Atherosclerosis, or "hardening of the arteries" is plaque build up in the wall of the artery. Atherosclerosis causes a narrowing (stenosis) in the channel blood takes through that artery, and can limit flow to organs that artery supplies. The atherosclerotic plaque can also fragment, or become unstable, showering pieces (emboli) that can block small arteries distal to it. Atherosclerosis causes most strokes, heart attacks and gangrene. Atherosclerosis is a disease of arteries; it does not effect veins.
What are the risk factors?
Plaque buildup in arteries starts in most of us around the age of 30. It advances over time. The rate of plaque buildup is dependent on several risk factors, some of which we can modify, and some we cannot.
1. Age. As we get older, the risk of atherosclerosis increases.
2. Sex. Men typically develop atherosclerosis 10 years younger than women.
3. Family history. Atherosclerosis runs in families. Those who have multiple relatives with stroke, heart attack, or peripheral arterial disease in their 50's and 60's are at higher risk of developing atherosclerosis.
4. High blood pressure. Hypertension is defined as a systolic (top number) consistently over 140 and/or a diastolic (bottom number) consistently over 80.
5. High cholesterol. If your LDL (bad cholesterol) is over 100, you may be considered for medication. People with documented atherosclerosis may be encouraged to shoot for a goal LDL of 70 or less, which has been proven to decrease risk of major cardiovascular events.
6. Diabetes. If you are a boderline diabetic, shedding those extra pounds, watching your diet and increasing your exercise can slow the development of atherosclerosis.
7. Smoking. Smoking is not only linked to progression of atherosclerotic plaque, it also causes spasm of small blood vessels and increases risk of clotting. It slows down wound healing and is associated with worse outcomes after surgery.

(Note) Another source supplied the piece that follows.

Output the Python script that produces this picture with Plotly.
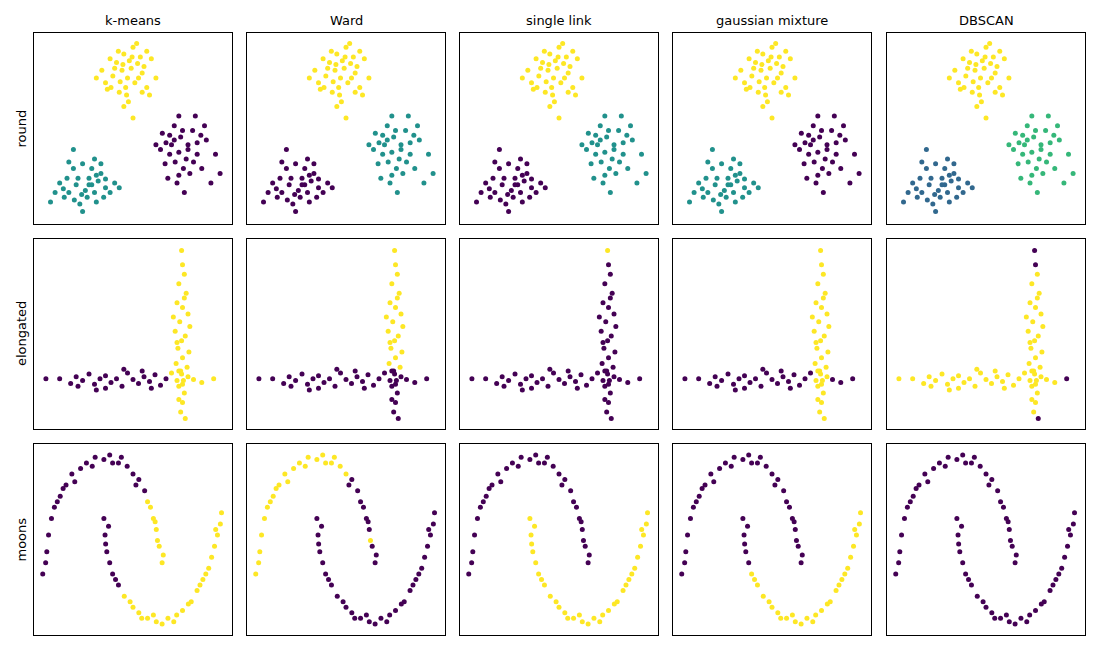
import plotly.graph_objects as go

methods = ["k-means", "Ward", "single link", "gaussian mixture", "DBSCAN"]
rows = ["round", "elongated", "moons"]

PURPLE, BLUE, TEAL, GREEN, YELLOW = "#440154", "#31688e", "#21918c", "#35b779", "#fde725"

# ---- round dataset: three blobs
blob_top = [(94,150),(80,160),(105,165),(90,175),(100,182),(70,145),(115,140),(85,135),(110,155),(75,170),(120,170),(95,125),(60,150),(125,150),(88,158),(102,145),(78,152),(108,172),(92,140),(98,160),(84,178),(112,162),(66,158),(118,132),(90,120),(104,186),(72,138),(96,168),(86,146),(100,108),(82,166),(106,150),(93,132),(115,178),(76,140),(99,172),(89,164),(110,135)]
blob_left = [(55,38),(40,45),(65,50),(30,30),(50,25),(70,35),(45,60),(60,20),(20,40),(80,40),(35,55),(55,55),(48,32),(62,42),(25,25),(75,30),(42,18),(58,65),(15,30),(38,38),(68,25),(52,45),(30,62),(45,10),(85,35),(10,20),(58,30),(35,75),(65,60),(28,45),(44,28),(52,38),(60,48),(36,22),(70,44),(24,34)]
blob_right = [(150,72),(140,90),(160,80),(135,60),(170,70),(145,100),(155,55),(180,85),(130,75),(165,95),(148,40),(175,55),(138,45),(190,70),(158,65),(142,80),(168,110),(125,80),(185,40),(152,88),(162,50),(146,62),(178,100),(132,92),(156,30),(170,82),(140,70),(195,50),(150,110),(160,75),(145,85),(154,95),(136,82),(166,62),(150,48),(174,90)]
# colour of each blob (top, left, right) per method
round_colors = {
    "k-means": (YELLOW, TEAL, PURPLE),
    "Ward": (YELLOW, PURPLE, TEAL),
    "single link": (YELLOW, PURPLE, TEAL),
    "gaussian mixture": (YELLOW, TEAL, PURPLE),
    "DBSCAN": (YELLOW, BLUE, GREEN),
}

# ---- elongated dataset
elong_h = [(5,50),(20,50),(32,45),(38,52),(45,48),(52,55),(58,44),(64,50),(70,53),(76,46),(82,50),(88,42),(94,56),(100,49),(106,45),(112,52),(118,47),(124,54),(130,43),(136,50),(142,56),(148,48),(154,44),(160,52),(166,49),(175,46),(188,50),(60,38),(90,60),(120,40),(110,58),(40,42),(150,58),(70,40)]
elong_v = [(153,185),(154,170),(156,160),(150,150),(158,140),(148,130),(154,125),(160,118),(151,110),(146,100),(157,95),(153,90),(149,82),(161,78),(154,72),(147,66),(159,62),(152,58),(150,42),(156,35),(154,25),(152,15),(157,8),(144,115),(162,105),(148,88),(156,135),(153,55),(155,48),(150,28)]
elong_h_labels = {
    "k-means": "0000000000000000000011111110000010",
    "Ward": "0000000000000000000000000000000000",
    "single link": "0000000000000000000000000000000000",
    "gaussian mixture": "0000000000000000000001110000000010",
    "DBSCAN": "1111111111111111111111111101111111",
}
elong_v_labels = {
    "k-means": "111111111111111111111111111111",
    "Ward": "111111111111111110000001111000",
    "single link": "100000000000000000000000000000",
    "gaussian mixture": "111111111111111111111111111111",
    "DBSCAN": "001111111111111111111101111111",
}

# ---- moons dataset
moon_up = [(-1.0,0.05),(-0.95,0.3),(-0.9,0.45),(-0.85,0.55),(-0.75,0.65),(-0.65,0.75),(-0.55,0.85),(-0.4,0.9),(-0.3,0.95),(-0.15,1.0),(0.0,0.98),(0.1,1.02),(0.25,0.95),(0.4,0.92),(0.5,0.85),(0.6,0.8),(0.7,0.7),(0.8,0.55),(0.85,0.45),(0.9,0.35),(0.95,0.2),(1.0,0.05),(-1.05,-0.05),(-0.98,0.15),(-0.8,0.6),(-0.2,0.92),(0.3,1.0),(0.55,0.75),(0.75,0.6),(0.92,0.25),(-0.5,0.78),(0.15,0.95),(-0.7,0.72),(1.02,0.12),(0.88,0.42)]
moon_low = [(0.0,0.45),(0.02,0.3),(0.05,0.15),(0.1,0.05),(0.15,-0.05),(0.25,-0.15),(0.35,-0.25),(0.5,-0.35),(0.6,-0.4),(0.75,-0.45),(0.9,-0.48),(1.0,-0.5),(1.1,-0.45),(1.25,-0.42),(1.35,-0.38),(1.5,-0.3),(1.6,-0.2),(1.7,-0.1),(1.8,0.0),(1.85,0.1),(1.9,0.2),(1.95,0.3),(2.0,0.4),(2.02,0.5),(0.08,0.38),(0.2,-0.1),(0.45,-0.3),(0.85,-0.42),(1.2,-0.48),(1.45,-0.32),(1.75,-0.05),(1.92,0.35),(0.03,0.22),(0.65,-0.45),(1.65,-0.15)]
moon_up_labels = {
    "k-means": "00000000000000000111110000001100011",
    "Ward": "11111111111111100000001111100111100",
    "single link": "00000000000000000000000000000000000",
    "gaussian mixture": "00000000000000000000000000000000000",
    "DBSCAN": "00000000000000000000000000000000000",
}
moon_low_labels = {
    "k-means": "00000011111111111111111100111111011",
    "Ward": "00000000000000000000000000000000000",
    "single link": "11111111111111111111111111111111111",
    "gaussian mixture": "00001111111111111111111101111111011",
    "DBSCAN": "00000000000000000000000000000000000",
}

col_x = [(34, 232), (247, 445), (460, 658), (673, 871), (887, 1085)]
row_y = [(33, 224), (239, 429), (444, 635)]
W, H = 1100, 650
ranges = [([-8, 208], [-3, 197]), ([-8, 208], [-3, 197]), ([-1.2, 2.2], [-0.6, 1.12])]

fig = go.Figure()
layout = {}
lc = {"0": PURPLE, "1": YELLOW}

for r in range(3):
    for c, m in enumerate(methods):
        k = r * 5 + c + 1
        xa, ya = ("x" if k == 1 else f"x{k}"), ("y" if k == 1 else f"y{k}")
        pts, cols = [], []
        if r == 0:
            for blob, col in zip((blob_top, blob_left, blob_right), round_colors[m]):
                pts += blob
                cols += [col] * len(blob)
        elif r == 1:
            pts = elong_h + elong_v
            cols = [lc[s] for s in elong_h_labels[m] + elong_v_labels[m]]
        else:
            pts = moon_up + moon_low
            cols = [lc[s] for s in moon_up_labels[m] + moon_low_labels[m]]
        fig.add_trace(go.Scatter(x=[p[0] for p in pts], y=[p[1] for p in pts], mode="markers",
                                 marker=dict(color=cols, size=5, line=dict(width=0)),
                                 xaxis=xa, yaxis=ya, showlegend=False, hoverinfo="skip"))
        x0, x1 = col_x[c]
        y0, y1 = row_y[r]
        axs = dict(showticklabels=False, ticks="", showgrid=False, zeroline=False,
                   showline=True, linecolor="black", linewidth=1, mirror=True)
        layout["xaxis" if k == 1 else f"xaxis{k}"] = dict(axs, domain=[x0 / W, x1 / W], range=ranges[r][0], anchor=ya)
        layout["yaxis" if k == 1 else f"yaxis{k}"] = dict(axs, domain=[1 - y1 / H, 1 - y0 / H], range=ranges[r][1], anchor=xa)

annotations = []
for c, m in enumerate(methods):
    annotations.append(dict(text=m, x=(col_x[c][0] + col_x[c][1]) / 2 / W, y=1 - 20 / H, xref="paper", yref="paper",
                            showarrow=False, font=dict(size=13, color="black"), xanchor="center", yanchor="middle"))
for r, name in enumerate(rows):
    annotations.append(dict(text=name, x=21 / W, y=1 - (row_y[r][0] + row_y[r][1]) / 2 / H, xref="paper", yref="paper",
                            showarrow=False, textangle=-90, font=dict(size=13, color="black"), xanchor="center", yanchor="middle"))

fig.update_layout(width=W, height=H, margin=dict(l=0, r=0, t=0, b=0), plot_bgcolor="white", paper_bgcolor="white",
                  font=dict(family="DejaVu Sans"), annotations=annotations, **layout)
fig.write_html("out.html", config={"displayModeBar": False},
               post_script="document.body.style.margin='0';document.body.style.overflow='hidden';")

What diseases are associated with atherosclerosis?
3. Coronary artery disease (CAD), or atherosclerotic heart disease
4. Renal artery stenosis (RAS): narrowing in the arteries supplying the kidney
5. Mesenteric stenosis: narrowing in the arteries of the intestines
What can I do?
1. Know your numbers. What is your ideal body weight and how close are you to it? What does your blood pressure run? What is your LDL?
2. Watch your diet. Avoid excess sweets, salt and fats.
3. Work toward an ideal body weight
4. Keep your body active. For anyone, any age, it is important to keep physically active. Doing a modest amount of daily exercise is associated with better blood sugar and blood pressure control, better weight management, stress reduction and a decrease in depression, and lower risk of dementia.
5. Stop smoking
6. Talk with your doctor
7. Inform your family and friends
8. Consider screening if you have multiple risk factors.